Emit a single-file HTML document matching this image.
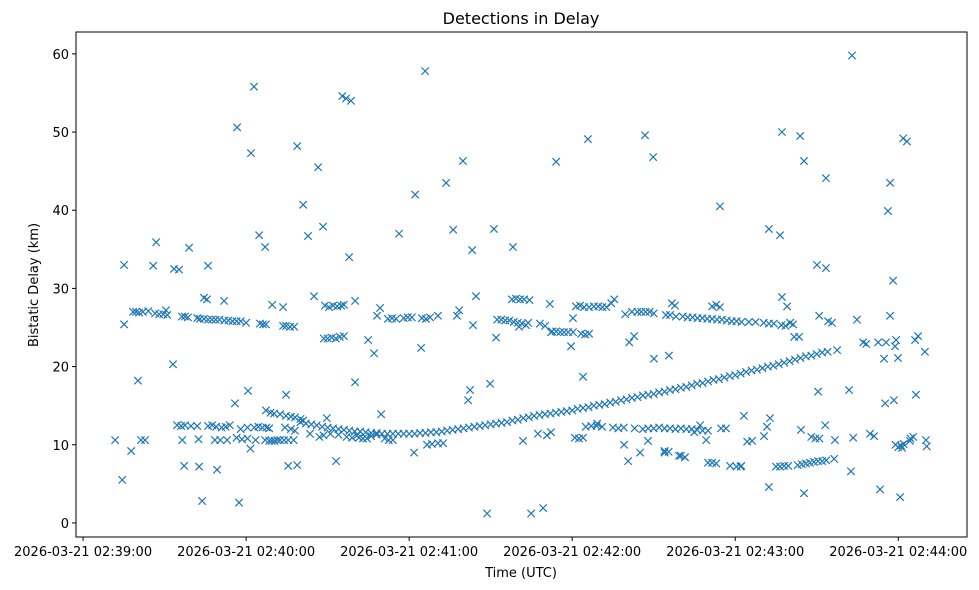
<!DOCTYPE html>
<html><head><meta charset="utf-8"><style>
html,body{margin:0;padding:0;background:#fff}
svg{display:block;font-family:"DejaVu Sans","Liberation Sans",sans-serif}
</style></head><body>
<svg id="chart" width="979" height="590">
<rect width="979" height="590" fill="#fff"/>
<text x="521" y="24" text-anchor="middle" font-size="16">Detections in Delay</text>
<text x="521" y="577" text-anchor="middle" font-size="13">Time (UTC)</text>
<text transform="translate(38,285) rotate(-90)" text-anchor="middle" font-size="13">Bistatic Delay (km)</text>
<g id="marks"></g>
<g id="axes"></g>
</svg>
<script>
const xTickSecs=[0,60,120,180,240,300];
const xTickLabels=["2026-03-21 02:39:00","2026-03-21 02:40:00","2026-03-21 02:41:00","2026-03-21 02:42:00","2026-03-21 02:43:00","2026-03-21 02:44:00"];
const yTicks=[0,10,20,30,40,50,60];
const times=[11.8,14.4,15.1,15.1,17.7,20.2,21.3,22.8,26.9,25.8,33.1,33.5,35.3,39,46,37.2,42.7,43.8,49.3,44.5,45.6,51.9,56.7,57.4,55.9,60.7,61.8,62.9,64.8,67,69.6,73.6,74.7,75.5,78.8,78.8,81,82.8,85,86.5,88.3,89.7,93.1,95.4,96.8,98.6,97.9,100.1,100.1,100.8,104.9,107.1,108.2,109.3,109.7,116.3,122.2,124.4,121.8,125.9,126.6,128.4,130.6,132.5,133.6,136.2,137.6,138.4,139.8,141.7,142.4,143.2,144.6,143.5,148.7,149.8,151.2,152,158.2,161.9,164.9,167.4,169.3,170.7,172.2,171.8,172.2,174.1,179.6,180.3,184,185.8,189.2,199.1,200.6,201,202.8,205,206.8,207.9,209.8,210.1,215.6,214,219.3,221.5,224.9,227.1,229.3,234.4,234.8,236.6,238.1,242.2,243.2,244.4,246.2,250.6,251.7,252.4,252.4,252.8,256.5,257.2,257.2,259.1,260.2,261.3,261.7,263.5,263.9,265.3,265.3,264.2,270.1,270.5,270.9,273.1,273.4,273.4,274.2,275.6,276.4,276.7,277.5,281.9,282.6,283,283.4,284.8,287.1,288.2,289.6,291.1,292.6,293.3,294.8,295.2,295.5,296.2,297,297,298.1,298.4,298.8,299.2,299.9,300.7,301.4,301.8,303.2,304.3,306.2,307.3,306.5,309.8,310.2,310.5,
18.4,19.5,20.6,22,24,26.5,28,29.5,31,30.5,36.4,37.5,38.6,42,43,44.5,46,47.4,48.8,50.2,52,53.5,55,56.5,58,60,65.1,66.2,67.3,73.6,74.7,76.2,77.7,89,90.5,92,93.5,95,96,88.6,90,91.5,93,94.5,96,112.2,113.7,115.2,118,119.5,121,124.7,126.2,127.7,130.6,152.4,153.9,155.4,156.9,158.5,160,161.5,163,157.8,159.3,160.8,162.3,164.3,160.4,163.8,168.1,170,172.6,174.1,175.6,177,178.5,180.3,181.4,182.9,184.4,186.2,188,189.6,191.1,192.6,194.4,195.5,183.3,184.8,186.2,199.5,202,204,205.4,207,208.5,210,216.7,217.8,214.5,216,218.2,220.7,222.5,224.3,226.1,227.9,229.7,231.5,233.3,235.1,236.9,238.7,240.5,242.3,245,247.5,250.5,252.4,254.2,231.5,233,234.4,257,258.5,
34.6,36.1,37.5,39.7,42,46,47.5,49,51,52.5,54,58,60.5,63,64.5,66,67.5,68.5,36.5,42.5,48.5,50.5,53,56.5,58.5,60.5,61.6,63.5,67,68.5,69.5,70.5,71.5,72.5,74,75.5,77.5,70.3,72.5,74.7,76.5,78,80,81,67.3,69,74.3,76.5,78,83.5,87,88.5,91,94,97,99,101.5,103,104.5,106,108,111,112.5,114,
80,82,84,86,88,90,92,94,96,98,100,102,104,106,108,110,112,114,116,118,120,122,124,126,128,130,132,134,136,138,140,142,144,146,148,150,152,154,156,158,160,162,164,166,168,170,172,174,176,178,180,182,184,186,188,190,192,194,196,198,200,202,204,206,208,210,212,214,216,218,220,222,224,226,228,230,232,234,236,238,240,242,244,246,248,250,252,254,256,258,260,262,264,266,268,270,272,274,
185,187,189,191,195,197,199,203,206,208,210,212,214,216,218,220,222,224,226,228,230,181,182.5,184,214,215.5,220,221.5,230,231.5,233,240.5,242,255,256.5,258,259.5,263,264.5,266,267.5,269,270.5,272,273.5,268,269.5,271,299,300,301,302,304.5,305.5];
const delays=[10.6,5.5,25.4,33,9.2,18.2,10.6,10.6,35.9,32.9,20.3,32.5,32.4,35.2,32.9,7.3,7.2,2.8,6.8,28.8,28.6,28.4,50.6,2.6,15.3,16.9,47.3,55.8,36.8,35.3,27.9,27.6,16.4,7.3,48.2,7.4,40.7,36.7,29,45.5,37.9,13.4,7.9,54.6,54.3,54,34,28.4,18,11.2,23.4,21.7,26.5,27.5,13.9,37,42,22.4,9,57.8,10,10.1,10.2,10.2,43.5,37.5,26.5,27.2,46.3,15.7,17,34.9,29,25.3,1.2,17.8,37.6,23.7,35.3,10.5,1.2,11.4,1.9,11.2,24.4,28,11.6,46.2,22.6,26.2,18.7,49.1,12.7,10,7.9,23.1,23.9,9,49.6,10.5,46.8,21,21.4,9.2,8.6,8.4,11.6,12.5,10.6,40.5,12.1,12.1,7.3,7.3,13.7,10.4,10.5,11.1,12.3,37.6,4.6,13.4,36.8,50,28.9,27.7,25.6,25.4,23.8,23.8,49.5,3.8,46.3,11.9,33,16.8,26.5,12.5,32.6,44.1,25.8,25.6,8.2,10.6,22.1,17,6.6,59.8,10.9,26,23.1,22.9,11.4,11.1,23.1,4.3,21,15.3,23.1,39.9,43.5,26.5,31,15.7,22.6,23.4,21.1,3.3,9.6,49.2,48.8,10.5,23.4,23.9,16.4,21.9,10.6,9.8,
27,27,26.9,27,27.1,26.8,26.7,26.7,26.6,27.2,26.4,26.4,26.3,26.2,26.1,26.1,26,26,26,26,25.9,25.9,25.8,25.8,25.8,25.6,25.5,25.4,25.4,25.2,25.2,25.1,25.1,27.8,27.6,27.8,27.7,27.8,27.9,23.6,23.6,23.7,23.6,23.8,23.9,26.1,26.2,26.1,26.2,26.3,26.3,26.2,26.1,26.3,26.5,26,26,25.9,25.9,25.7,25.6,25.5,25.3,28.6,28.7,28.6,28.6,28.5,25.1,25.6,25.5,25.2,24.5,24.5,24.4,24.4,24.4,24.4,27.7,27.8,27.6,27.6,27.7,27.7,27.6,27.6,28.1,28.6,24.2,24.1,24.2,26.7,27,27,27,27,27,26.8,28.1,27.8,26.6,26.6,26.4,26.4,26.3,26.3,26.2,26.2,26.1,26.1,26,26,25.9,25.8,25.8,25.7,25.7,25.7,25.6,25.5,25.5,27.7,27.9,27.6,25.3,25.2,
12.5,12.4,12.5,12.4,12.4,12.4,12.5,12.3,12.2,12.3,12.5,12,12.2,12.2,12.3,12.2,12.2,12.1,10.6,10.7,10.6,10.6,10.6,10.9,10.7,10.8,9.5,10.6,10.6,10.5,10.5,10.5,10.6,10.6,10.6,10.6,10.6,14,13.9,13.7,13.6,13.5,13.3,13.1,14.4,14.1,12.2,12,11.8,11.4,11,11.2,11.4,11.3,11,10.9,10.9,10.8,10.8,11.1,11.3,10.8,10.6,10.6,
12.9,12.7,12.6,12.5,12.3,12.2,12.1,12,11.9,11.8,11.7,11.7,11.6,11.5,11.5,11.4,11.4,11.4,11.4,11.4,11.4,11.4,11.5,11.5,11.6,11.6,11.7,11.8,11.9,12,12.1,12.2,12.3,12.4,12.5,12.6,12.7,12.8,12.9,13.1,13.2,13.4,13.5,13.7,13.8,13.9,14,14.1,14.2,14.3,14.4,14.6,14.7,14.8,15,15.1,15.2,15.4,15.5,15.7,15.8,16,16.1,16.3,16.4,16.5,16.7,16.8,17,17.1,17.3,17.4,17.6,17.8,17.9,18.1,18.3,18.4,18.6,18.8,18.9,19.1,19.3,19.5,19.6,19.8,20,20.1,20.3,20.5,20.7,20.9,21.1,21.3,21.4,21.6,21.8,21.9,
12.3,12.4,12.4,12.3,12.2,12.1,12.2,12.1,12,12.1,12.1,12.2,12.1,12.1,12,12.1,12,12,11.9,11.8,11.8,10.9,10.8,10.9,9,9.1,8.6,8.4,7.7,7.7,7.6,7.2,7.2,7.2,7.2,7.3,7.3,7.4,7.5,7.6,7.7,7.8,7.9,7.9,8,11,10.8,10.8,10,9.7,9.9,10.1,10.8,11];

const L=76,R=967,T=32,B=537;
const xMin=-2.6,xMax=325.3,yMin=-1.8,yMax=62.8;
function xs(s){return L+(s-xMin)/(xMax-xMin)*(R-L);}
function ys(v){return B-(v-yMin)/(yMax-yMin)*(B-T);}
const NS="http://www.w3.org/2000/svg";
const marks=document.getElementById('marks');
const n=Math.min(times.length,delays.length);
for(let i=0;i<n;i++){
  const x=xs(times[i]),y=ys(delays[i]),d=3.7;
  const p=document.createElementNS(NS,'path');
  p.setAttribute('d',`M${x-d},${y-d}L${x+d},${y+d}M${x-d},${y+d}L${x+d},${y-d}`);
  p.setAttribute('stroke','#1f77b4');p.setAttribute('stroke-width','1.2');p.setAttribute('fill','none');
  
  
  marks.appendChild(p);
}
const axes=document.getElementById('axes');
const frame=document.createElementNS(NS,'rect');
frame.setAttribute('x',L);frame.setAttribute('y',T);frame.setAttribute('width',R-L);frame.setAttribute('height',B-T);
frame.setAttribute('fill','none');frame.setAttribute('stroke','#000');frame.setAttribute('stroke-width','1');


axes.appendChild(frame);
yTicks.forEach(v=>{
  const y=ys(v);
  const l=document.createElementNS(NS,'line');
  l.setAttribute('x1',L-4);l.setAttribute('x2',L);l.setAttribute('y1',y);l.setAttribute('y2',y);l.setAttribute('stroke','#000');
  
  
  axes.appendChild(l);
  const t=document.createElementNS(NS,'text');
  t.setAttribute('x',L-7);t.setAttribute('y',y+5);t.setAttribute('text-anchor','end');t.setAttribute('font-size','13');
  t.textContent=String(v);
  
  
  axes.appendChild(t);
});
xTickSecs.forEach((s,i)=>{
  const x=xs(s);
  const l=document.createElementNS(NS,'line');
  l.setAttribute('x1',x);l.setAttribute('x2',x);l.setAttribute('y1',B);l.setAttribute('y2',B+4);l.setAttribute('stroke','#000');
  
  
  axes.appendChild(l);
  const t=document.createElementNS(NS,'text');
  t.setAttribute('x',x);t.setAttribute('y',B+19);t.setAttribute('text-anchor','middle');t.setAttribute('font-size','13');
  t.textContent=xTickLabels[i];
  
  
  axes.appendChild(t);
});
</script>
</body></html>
——
◆ Exercise
Pick out every line of the listing containing the word "document", and show those lines.

◆ Solution for this problem
Emit a single-file HTML document matching this image.
const marks=document.getElementById('marks');
  const p=document.createElementNS(NS,'path');
const axes=document.getElementById('axes');
const frame=document.createElementNS(NS,'rect');
  const l=document.createElementNS(NS,'line');
  const t=document.createElementNS(NS,'text');
  const l=document.createElementNS(NS,'line');
  const t=document.createElementNS(NS,'text');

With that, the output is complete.